### Entries shown
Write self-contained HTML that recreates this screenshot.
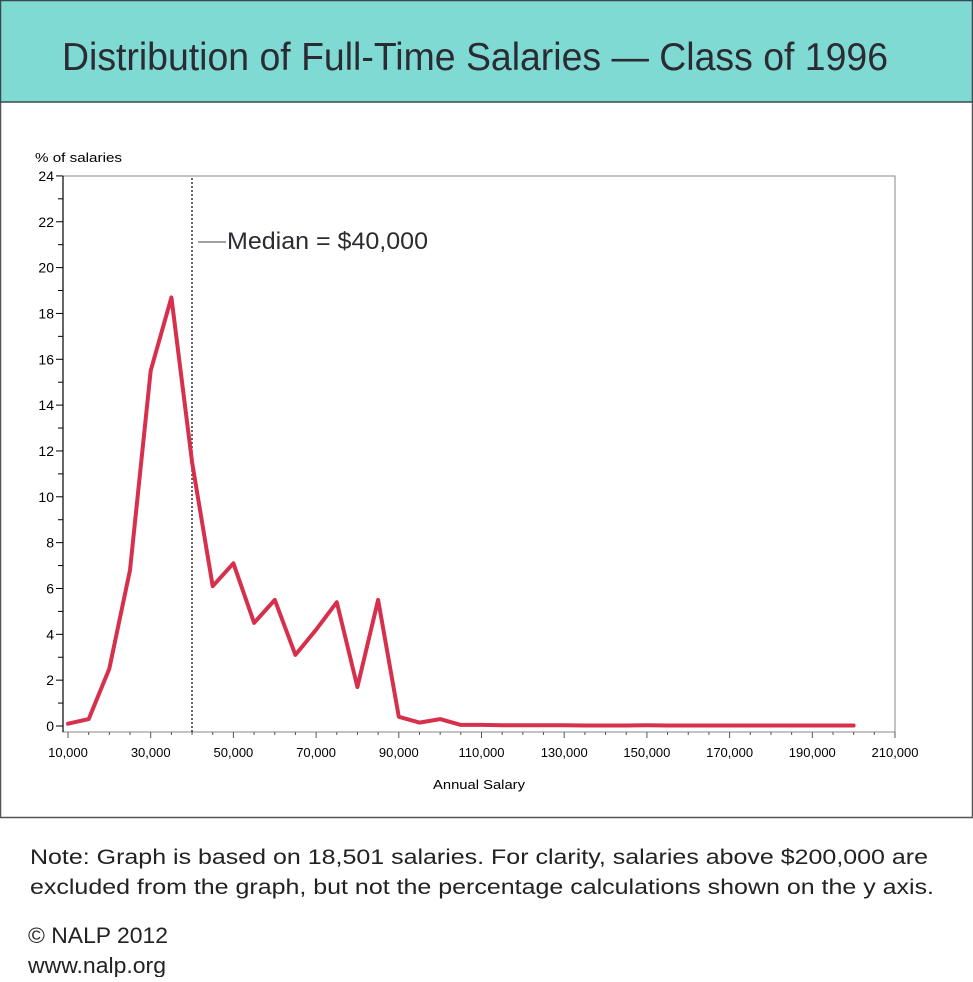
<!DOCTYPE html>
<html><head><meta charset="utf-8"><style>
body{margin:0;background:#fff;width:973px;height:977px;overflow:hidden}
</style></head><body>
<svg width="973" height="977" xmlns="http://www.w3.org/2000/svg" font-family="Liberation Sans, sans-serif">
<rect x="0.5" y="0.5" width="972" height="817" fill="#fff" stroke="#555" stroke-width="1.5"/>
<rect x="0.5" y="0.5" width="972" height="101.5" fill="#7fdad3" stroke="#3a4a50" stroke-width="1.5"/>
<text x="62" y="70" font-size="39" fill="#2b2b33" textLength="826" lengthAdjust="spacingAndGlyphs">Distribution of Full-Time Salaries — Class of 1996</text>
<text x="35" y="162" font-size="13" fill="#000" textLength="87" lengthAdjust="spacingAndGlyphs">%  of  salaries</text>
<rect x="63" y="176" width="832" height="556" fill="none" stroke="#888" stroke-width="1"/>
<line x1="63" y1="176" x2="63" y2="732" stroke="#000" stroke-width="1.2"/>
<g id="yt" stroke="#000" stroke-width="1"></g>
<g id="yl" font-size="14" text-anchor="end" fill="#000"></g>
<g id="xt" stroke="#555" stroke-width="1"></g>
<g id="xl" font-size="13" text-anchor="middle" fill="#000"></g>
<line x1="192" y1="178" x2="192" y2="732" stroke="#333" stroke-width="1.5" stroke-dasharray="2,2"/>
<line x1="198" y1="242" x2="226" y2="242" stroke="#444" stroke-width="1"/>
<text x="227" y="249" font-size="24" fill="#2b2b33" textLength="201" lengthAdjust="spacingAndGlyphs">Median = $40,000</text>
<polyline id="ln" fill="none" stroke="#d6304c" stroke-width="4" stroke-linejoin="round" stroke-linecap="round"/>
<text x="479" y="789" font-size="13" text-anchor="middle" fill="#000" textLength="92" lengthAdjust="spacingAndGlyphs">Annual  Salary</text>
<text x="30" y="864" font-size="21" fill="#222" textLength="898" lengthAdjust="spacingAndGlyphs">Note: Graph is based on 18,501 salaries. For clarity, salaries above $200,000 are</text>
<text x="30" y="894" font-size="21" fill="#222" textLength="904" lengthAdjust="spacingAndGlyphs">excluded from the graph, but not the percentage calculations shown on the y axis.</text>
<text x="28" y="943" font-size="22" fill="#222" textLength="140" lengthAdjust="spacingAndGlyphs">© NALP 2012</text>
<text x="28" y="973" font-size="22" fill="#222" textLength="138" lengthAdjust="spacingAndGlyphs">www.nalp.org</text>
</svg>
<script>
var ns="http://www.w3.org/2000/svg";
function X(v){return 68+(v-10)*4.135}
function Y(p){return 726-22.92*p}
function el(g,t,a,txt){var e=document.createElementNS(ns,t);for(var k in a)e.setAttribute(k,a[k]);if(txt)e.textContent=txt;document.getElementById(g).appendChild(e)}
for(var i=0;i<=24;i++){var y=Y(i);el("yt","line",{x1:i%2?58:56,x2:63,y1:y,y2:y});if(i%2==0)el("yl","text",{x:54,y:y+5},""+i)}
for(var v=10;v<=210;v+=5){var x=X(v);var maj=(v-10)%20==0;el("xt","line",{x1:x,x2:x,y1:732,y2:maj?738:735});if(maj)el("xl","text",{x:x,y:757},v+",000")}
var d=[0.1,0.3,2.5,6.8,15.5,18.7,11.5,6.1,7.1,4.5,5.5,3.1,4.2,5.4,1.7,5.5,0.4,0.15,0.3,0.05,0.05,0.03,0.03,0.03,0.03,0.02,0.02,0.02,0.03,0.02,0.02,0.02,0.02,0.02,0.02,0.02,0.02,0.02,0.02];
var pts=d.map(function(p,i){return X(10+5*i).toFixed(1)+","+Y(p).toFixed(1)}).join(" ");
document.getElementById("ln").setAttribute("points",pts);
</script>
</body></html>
* * *
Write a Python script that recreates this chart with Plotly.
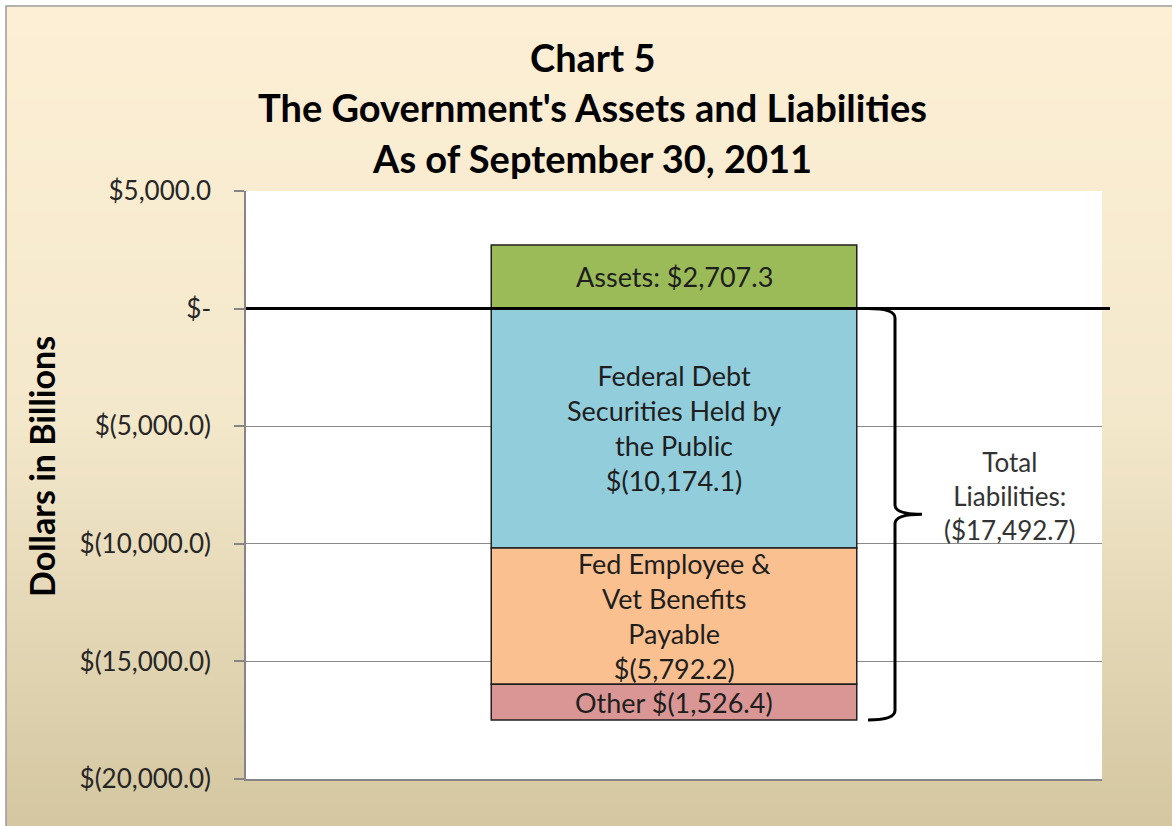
* * *
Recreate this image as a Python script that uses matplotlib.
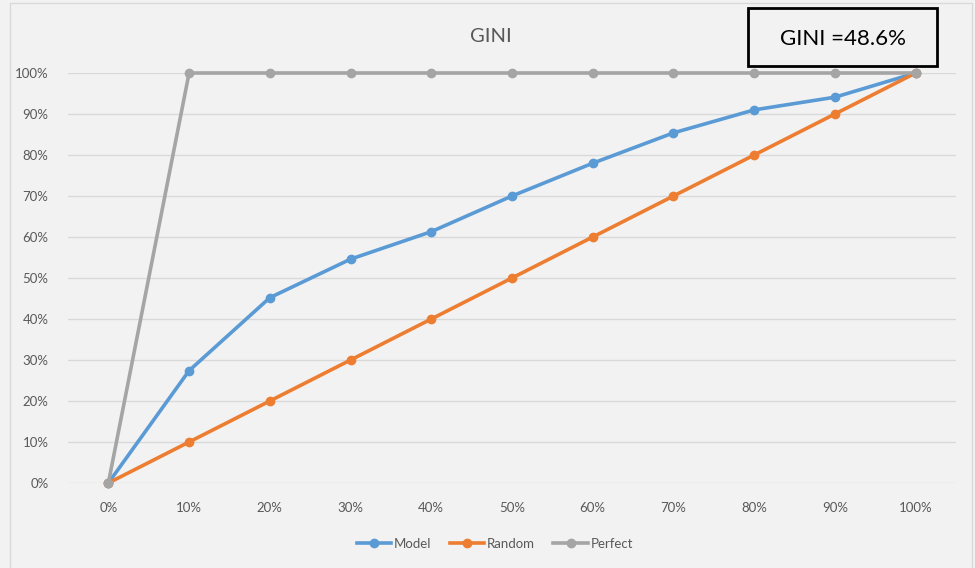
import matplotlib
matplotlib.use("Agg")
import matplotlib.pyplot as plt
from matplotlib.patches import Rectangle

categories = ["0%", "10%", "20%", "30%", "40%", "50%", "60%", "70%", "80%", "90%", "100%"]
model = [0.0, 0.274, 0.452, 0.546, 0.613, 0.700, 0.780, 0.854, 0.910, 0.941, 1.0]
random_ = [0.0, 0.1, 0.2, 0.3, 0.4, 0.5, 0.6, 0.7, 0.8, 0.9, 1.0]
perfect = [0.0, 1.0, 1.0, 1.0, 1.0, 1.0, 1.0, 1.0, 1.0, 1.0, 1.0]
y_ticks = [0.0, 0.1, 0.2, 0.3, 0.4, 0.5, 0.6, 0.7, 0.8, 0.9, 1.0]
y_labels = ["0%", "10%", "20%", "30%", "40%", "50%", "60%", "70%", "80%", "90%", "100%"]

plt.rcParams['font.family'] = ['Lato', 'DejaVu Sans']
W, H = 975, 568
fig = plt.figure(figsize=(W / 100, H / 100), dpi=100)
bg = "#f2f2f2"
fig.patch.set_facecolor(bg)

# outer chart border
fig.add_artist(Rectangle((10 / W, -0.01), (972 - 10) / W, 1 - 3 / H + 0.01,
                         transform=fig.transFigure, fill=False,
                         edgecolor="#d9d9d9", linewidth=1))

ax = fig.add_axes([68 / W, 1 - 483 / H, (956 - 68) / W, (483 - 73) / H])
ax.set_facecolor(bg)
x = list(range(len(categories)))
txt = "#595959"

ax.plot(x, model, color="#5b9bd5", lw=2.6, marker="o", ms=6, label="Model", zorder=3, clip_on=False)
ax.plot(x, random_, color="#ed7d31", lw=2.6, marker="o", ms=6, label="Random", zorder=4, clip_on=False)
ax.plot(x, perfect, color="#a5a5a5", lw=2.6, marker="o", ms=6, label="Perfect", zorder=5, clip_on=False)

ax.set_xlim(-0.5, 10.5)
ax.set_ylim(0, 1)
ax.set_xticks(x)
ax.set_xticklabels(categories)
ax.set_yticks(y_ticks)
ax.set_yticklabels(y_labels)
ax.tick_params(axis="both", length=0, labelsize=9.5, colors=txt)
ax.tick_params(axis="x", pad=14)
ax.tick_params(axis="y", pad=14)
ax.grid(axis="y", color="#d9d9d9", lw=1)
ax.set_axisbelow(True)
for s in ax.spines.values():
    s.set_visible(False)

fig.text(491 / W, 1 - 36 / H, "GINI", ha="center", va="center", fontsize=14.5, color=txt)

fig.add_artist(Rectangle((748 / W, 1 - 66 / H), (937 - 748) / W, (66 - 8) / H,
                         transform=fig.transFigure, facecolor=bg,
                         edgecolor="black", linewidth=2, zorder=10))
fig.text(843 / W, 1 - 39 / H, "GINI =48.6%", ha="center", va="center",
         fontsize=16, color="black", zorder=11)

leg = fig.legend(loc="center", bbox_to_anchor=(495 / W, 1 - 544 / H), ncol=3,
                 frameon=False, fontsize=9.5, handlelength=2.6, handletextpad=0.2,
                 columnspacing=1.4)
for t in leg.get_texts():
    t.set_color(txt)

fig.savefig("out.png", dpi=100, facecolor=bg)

### Do this
Both the line with "Recreate this image" and the line with "from matplotlib.patches import Rectangle" are included: reproduce them and every line between, exactly, with pictures omitted.

### Answer to this task
Recreate this image as a Python script that uses matplotlib.
import matplotlib
matplotlib.use("Agg")
import matplotlib.pyplot as plt
from matplotlib.patches import Rectangle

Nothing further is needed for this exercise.